High rents and low supply aren't the only challenges confronting flood victims in the Marcellus Shale. Even for more reasonably price units, landlords often balk at signing leases with terms under a year, or they don't accept pets, or there's some other reason it's not a good fit, Wheeler said.
A majority of the six dozen families who have come to Wheeler for help are still looking.
"Very few of (the landlords) are really doing this (to provide) true assistance to the flood victims. They're a business and they want someone in there who they don't have to worry about for a while," Wheeler said. "It's not an easy or pretty picture."
At the Red Cross shelter in Tunkhannock where 14 people remained late last week, caseworkers have proposed splitting up the Eastwood family and moving them to Carbondale, an hour's drive to the east. Eastwood is resisting. "We're not moving to Carbondale. I have kids in school, my mom is older and her doctor's here," she said.
So they remain at the shelter, using $600 of their $1,700 in FEMA rental assistance on a pair of two-night stays at a hotel — a small taste of normalcy.

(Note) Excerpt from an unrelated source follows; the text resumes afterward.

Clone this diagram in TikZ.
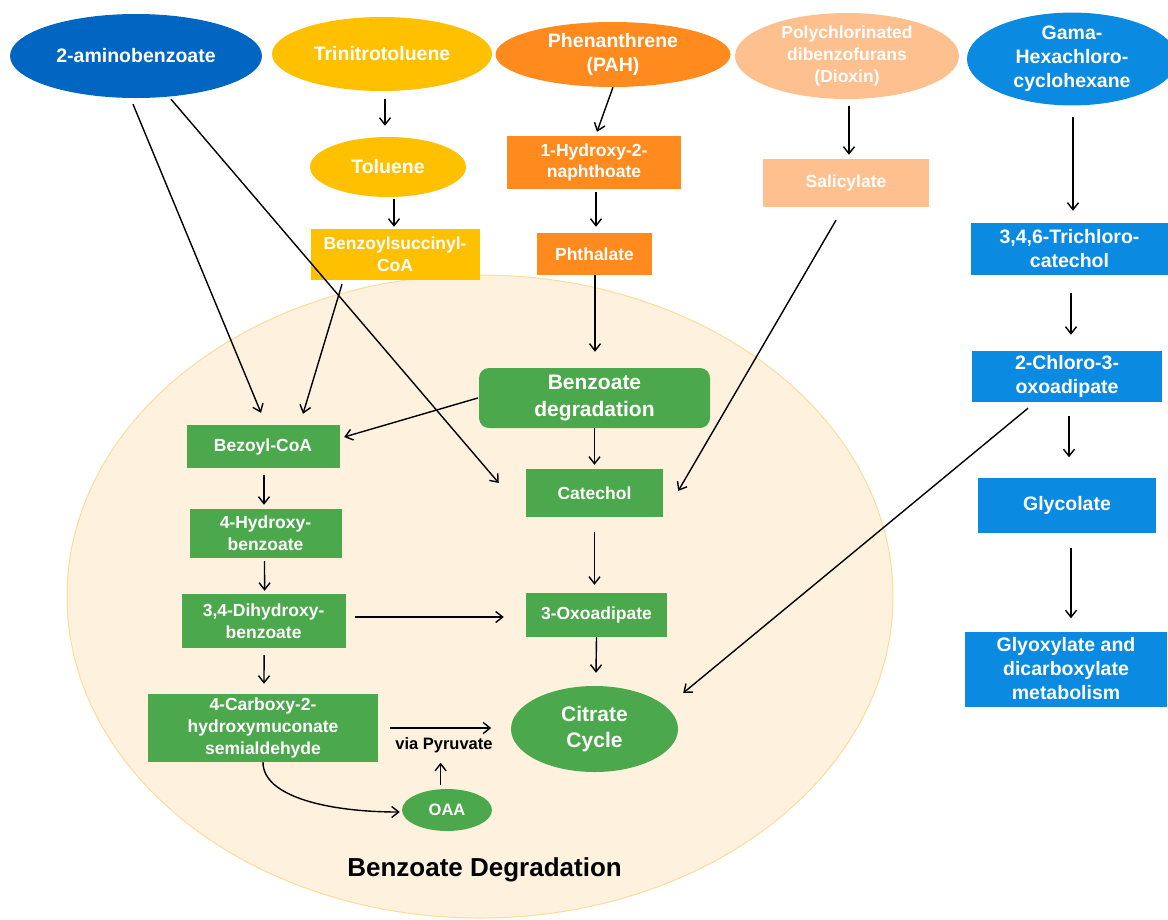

Another family staying at the shelter plans to move to Georgia. Christy Fowler, 43, a Georgia native who lived in Mehoopany with her husband and three children, said the family had talked about moving south for a while. The flood that wrecked the first floor of their home made it an easy call — there's nowhere else in the area they can afford.
Private rentals and FEMA trailers will end up housing only a portion of the victims of last month's flood. Most displaced residents have moved in with high-and-dry family members.
That has made for some very cramped quarters.
Lori Chilson, 40, has seven extra people living in her house in Laporte, Sullivan County, all of them from her husband's side of the family. Her husband, a contractor, installed a second full bathroom to accommodate the influx, especially his mother, who's on oxygen and needed a bathroom near her sleeping quarters.
"We had to do what we had to do," Chilson said. "It's been hard, but everyone's adjusting. It's working well so far."
With expenses mounting, especially for heating oil, Chilson has inquired about getting federal disaster assistance but was told it's only for flood victims.
"They said we're not flood victims," she said, "but we kind of are."